= Chris Ronnie =

British businessman and convicted fraudster (born c. 1962)

Christopher Ronnie (born 1961/62) is a British businessman and convicted fraudster, chief executive officer of JJB Sports from June 2007 to March 2009, when he was fired for failing to disclose the sale of his stake in the company within the required four days. In February 2009, Ronnie's lawyers said that he "has always maintained that he has not knowingly breached any disclosure obligations in relation to his shareholding" and stated Ronnie had "tendered a letter of resignation conditional upon reaching an agreement on the terms of a settlement." JJB rejected this resignation as no agreement had been met.

Ronnie had previously worked for Umbro, Sports Direct International, Pentland Group and Blane Leisure Limited.

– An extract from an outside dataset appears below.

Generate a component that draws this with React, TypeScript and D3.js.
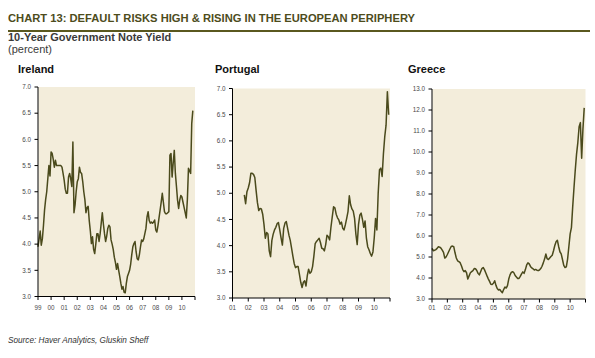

In October 2010 Ronnie held discussions with DW Sports about purchasing the retail business from Dave Whelan's company. However, DW decided not to sell the business and issued a statement to that effect.

==2014 fraud conviction==
Ronnie appeared at Westminster Magistrates' Court in London on Wednesday 4 April 2012 charged with fraud, theft and money laundering. He appeared alongside a clothing manufacturer who was a key supplier to the sports retailer during Ronnie's tenure as chief executive of JJB between August 2007 and March 2009. The two arrests were the culmination of a three-year investigation by the Serious Fraud Office, which said investigations into possible offences committed by other suspects were ongoing.

On 20 November 2014, Ronnie was convicted of three counts of fraud and two of furnishing false information. He was sentenced in December 2014 to four and a half years in jail, and banned indefinitely from acting as a company director.